------ DATASET RECORDS ------
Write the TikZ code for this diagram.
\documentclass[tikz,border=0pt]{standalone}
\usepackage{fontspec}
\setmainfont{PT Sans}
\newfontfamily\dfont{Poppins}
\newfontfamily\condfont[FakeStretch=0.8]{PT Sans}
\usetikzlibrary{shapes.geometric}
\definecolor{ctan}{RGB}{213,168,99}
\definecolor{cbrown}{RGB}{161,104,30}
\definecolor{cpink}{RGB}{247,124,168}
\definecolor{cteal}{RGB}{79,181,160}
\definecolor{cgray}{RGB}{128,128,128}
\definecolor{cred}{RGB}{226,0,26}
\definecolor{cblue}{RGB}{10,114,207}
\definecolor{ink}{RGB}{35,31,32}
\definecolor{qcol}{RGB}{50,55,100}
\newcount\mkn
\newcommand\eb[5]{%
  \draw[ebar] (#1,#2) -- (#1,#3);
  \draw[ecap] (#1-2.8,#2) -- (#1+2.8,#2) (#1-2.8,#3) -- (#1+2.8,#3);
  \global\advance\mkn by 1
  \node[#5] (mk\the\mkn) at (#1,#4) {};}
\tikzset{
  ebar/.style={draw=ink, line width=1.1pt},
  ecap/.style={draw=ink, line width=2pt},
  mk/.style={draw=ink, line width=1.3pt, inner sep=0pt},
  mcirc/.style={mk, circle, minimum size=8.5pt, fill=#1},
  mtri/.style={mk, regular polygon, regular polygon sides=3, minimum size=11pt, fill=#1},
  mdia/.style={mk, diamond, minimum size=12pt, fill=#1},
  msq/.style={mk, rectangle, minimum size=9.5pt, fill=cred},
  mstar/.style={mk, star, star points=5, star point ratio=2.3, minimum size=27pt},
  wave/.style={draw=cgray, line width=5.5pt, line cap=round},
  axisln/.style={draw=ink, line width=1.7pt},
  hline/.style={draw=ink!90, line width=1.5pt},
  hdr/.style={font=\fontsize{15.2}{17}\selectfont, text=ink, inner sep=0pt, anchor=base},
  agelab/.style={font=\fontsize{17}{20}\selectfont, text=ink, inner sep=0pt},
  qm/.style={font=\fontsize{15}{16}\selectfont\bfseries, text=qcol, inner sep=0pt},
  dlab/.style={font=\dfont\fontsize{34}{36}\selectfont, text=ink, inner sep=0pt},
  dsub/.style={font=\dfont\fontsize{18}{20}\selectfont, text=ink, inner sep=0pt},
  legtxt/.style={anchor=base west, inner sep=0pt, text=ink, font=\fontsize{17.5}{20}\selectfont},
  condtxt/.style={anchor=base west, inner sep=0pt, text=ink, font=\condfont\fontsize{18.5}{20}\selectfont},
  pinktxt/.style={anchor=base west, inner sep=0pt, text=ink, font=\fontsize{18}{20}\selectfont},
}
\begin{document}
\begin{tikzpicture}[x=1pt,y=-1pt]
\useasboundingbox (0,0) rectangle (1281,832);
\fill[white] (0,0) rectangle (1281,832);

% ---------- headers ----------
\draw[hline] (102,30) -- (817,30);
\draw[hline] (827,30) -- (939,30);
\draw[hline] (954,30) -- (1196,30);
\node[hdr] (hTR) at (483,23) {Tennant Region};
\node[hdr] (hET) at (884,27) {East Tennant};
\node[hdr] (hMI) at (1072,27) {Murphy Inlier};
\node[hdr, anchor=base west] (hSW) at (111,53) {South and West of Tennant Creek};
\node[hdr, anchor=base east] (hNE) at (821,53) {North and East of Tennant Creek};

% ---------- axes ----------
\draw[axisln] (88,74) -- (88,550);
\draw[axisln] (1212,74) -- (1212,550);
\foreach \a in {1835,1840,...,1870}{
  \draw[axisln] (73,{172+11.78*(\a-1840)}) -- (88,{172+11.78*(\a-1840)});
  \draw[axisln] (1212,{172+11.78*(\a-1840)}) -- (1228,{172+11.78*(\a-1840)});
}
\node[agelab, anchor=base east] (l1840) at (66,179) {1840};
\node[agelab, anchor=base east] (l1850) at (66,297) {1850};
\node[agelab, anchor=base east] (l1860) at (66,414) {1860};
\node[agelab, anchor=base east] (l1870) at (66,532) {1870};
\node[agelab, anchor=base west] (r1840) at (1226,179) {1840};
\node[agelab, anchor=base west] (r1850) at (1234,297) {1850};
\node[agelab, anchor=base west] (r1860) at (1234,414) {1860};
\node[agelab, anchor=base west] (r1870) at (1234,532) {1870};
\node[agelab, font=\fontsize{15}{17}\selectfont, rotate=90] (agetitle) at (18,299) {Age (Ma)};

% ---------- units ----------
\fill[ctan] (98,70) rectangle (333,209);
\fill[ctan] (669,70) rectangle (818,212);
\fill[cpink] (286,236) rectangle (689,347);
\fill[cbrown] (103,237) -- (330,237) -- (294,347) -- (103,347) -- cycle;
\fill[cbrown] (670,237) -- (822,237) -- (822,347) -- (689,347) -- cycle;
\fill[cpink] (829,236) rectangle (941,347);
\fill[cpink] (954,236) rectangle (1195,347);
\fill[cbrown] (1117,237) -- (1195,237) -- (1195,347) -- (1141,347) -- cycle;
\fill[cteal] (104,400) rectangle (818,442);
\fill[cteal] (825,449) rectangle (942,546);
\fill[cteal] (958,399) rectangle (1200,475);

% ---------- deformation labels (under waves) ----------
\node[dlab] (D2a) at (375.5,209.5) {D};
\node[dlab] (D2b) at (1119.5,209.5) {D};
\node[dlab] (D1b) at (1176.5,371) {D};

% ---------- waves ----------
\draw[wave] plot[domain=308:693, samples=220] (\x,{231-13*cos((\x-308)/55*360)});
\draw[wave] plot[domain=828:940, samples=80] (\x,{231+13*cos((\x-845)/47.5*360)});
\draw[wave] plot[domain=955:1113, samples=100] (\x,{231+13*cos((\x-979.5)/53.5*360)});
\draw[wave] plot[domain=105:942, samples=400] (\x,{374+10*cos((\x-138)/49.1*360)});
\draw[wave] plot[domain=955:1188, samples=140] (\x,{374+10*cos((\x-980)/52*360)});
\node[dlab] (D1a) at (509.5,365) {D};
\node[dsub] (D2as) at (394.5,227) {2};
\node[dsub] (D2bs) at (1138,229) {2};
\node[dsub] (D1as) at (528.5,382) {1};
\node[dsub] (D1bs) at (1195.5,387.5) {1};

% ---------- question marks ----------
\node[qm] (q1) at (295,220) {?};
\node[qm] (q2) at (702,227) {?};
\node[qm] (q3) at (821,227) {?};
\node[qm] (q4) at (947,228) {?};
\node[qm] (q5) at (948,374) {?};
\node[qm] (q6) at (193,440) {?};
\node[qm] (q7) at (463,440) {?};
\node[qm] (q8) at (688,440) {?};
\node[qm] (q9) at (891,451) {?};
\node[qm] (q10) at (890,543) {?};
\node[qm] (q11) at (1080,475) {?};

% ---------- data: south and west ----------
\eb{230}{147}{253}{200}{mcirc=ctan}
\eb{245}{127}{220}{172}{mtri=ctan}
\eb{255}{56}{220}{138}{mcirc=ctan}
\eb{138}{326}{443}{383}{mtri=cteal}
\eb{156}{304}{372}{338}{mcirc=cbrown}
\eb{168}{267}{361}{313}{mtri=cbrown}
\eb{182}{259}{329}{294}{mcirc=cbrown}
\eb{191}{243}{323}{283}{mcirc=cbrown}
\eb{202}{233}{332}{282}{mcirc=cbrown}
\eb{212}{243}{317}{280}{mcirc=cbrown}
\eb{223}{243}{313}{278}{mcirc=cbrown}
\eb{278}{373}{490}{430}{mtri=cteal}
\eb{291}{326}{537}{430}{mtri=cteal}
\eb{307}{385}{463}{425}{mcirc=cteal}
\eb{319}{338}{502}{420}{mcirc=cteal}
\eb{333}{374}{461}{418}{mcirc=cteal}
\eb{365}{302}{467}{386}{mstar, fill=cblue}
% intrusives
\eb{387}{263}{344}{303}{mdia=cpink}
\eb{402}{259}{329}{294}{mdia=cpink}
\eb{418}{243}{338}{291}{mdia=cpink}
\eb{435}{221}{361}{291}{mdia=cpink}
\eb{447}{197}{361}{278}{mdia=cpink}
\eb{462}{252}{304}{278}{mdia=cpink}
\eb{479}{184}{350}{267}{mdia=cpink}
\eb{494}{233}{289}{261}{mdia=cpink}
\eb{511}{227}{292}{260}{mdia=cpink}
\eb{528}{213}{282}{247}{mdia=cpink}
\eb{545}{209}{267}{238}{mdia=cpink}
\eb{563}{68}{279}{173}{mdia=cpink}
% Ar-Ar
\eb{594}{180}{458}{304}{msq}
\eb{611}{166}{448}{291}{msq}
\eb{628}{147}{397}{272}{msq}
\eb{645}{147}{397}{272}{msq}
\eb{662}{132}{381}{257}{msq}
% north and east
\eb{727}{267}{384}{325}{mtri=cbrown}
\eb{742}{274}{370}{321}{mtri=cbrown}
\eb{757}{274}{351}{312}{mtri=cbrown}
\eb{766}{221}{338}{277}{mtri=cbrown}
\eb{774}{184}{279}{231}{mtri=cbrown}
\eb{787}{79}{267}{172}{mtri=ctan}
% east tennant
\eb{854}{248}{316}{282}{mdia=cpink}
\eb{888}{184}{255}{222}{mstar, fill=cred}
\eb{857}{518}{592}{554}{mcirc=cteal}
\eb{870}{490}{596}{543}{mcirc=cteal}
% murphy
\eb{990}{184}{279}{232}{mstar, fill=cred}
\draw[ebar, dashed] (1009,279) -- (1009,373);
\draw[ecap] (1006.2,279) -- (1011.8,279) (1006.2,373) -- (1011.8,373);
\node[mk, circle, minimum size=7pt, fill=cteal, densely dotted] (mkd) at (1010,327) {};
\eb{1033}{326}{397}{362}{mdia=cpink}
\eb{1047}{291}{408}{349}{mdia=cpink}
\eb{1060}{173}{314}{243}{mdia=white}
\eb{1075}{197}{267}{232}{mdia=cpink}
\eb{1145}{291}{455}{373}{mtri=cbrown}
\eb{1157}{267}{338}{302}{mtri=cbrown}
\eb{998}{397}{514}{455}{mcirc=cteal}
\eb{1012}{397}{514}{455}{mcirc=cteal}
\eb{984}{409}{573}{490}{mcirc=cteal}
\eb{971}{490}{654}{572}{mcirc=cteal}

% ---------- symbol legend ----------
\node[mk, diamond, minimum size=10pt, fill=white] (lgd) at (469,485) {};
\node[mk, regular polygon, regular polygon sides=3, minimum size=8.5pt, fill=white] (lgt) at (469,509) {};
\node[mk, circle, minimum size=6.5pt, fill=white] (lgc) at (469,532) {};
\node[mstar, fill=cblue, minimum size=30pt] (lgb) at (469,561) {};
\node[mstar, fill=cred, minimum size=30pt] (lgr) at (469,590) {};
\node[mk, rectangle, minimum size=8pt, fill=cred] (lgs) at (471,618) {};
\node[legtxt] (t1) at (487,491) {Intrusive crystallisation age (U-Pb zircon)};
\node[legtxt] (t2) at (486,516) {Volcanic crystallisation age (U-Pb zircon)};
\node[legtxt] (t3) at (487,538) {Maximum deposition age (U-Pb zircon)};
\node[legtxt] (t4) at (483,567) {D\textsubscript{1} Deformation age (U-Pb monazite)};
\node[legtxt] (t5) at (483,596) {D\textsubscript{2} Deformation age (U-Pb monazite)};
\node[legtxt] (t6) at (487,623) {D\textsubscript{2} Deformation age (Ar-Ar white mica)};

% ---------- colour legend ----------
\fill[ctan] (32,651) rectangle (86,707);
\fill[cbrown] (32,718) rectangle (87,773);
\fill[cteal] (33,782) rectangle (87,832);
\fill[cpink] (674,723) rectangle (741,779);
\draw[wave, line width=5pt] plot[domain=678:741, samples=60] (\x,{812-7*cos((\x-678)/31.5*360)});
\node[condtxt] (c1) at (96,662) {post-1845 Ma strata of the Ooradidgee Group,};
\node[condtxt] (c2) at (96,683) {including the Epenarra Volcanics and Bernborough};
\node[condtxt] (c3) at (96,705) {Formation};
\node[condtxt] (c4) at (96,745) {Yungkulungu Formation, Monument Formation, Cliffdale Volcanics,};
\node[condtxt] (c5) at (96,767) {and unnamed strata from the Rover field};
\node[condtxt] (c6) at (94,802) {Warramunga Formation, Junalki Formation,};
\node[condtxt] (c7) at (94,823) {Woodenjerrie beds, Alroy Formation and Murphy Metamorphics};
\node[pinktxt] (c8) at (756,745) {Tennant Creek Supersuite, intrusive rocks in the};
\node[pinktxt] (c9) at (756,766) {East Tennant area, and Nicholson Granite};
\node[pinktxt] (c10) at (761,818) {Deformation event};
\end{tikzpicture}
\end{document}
------
------ DATASET RECORDS ------
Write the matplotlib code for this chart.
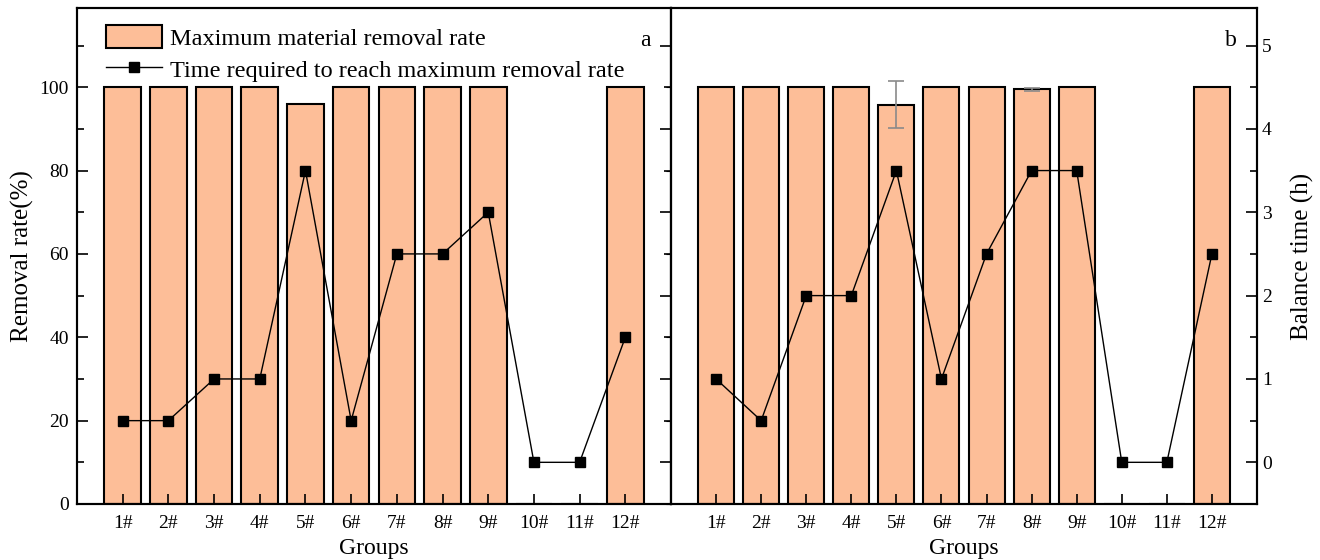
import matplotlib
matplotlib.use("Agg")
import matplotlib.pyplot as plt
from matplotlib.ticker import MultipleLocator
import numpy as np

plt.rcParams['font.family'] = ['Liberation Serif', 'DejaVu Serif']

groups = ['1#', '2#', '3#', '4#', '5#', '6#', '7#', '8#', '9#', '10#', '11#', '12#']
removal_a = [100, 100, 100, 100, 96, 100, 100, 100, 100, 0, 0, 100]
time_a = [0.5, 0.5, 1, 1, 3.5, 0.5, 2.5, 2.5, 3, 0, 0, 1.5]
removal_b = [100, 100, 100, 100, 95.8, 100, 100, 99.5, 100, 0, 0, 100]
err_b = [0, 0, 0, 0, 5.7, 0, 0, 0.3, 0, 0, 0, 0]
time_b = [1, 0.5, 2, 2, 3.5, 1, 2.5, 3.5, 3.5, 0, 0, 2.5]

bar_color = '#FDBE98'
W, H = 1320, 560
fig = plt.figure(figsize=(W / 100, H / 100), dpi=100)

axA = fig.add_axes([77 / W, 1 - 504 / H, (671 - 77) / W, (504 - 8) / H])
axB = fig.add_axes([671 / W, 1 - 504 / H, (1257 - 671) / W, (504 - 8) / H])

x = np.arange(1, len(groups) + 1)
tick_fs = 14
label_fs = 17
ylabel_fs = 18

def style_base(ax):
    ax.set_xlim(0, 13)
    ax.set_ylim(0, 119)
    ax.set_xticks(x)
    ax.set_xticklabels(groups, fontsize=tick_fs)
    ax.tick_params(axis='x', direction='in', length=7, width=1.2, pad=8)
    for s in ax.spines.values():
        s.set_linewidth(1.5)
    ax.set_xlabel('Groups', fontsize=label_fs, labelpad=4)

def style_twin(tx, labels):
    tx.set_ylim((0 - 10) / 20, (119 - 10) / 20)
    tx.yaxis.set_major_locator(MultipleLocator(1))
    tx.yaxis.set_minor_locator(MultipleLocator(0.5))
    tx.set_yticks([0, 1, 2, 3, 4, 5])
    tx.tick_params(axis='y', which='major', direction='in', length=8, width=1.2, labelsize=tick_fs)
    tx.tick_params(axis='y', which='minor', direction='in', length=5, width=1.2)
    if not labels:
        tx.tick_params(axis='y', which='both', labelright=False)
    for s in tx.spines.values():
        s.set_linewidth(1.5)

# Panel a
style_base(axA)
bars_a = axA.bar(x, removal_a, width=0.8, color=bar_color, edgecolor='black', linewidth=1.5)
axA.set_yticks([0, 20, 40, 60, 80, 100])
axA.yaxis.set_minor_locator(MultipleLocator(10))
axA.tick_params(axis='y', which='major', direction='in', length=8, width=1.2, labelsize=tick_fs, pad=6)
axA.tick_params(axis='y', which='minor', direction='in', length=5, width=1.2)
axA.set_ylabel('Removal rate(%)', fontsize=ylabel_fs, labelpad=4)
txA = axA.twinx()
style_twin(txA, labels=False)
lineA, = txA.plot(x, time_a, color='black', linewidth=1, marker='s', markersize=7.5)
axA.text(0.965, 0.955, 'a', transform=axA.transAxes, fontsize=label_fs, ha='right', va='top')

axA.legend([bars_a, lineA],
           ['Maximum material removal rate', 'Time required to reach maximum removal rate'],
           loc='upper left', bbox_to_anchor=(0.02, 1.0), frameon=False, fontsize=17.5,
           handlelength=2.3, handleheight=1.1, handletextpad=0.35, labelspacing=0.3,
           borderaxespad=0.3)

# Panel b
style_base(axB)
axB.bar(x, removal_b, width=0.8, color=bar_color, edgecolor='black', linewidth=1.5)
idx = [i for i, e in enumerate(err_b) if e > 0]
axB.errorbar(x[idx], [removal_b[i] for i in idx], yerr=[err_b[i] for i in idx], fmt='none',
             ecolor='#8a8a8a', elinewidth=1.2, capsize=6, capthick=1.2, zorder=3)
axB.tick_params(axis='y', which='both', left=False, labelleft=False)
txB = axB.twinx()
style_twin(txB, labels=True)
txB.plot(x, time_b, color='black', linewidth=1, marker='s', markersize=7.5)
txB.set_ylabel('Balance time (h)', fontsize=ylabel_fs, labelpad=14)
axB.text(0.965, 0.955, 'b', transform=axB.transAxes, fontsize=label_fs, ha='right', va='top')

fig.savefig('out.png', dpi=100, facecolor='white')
------
**EXERCISE:** Keep the images out of the copy. Repeat word for word only the lines from the one containing "Write the matplotlib code for this chart." through the one containing "fig = plt.figure(figsize=(W", both ends included.

**COMPLETED EXERCISE:**
Write the matplotlib code for this chart.
import matplotlib
matplotlib.use("Agg")
import matplotlib.pyplot as plt
from matplotlib.ticker import MultipleLocator
import numpy as np

plt.rcParams['font.family'] = ['Liberation Serif', 'DejaVu Serif']

groups = ['1#', '2#', '3#', '4#', '5#', '6#', '7#', '8#', '9#', '10#', '11#', '12#']
removal_a = [100, 100, 100, 100, 96, 100, 100, 100, 100, 0, 0, 100]
time_a = [0.5, 0.5, 1, 1, 3.5, 0.5, 2.5, 2.5, 3, 0, 0, 1.5]
removal_b = [100, 100, 100, 100, 95.8, 100, 100, 99.5, 100, 0, 0, 100]
err_b = [0, 0, 0, 0, 5.7, 0, 0, 0.3, 0, 0, 0, 0]
time_b = [1, 0.5, 2, 2, 3.5, 1, 2.5, 3.5, 3.5, 0, 0, 2.5]

bar_color = '#FDBE98'
W, H = 1320, 560
fig = plt.figure(figsize=(W / 100, H / 100), dpi=100)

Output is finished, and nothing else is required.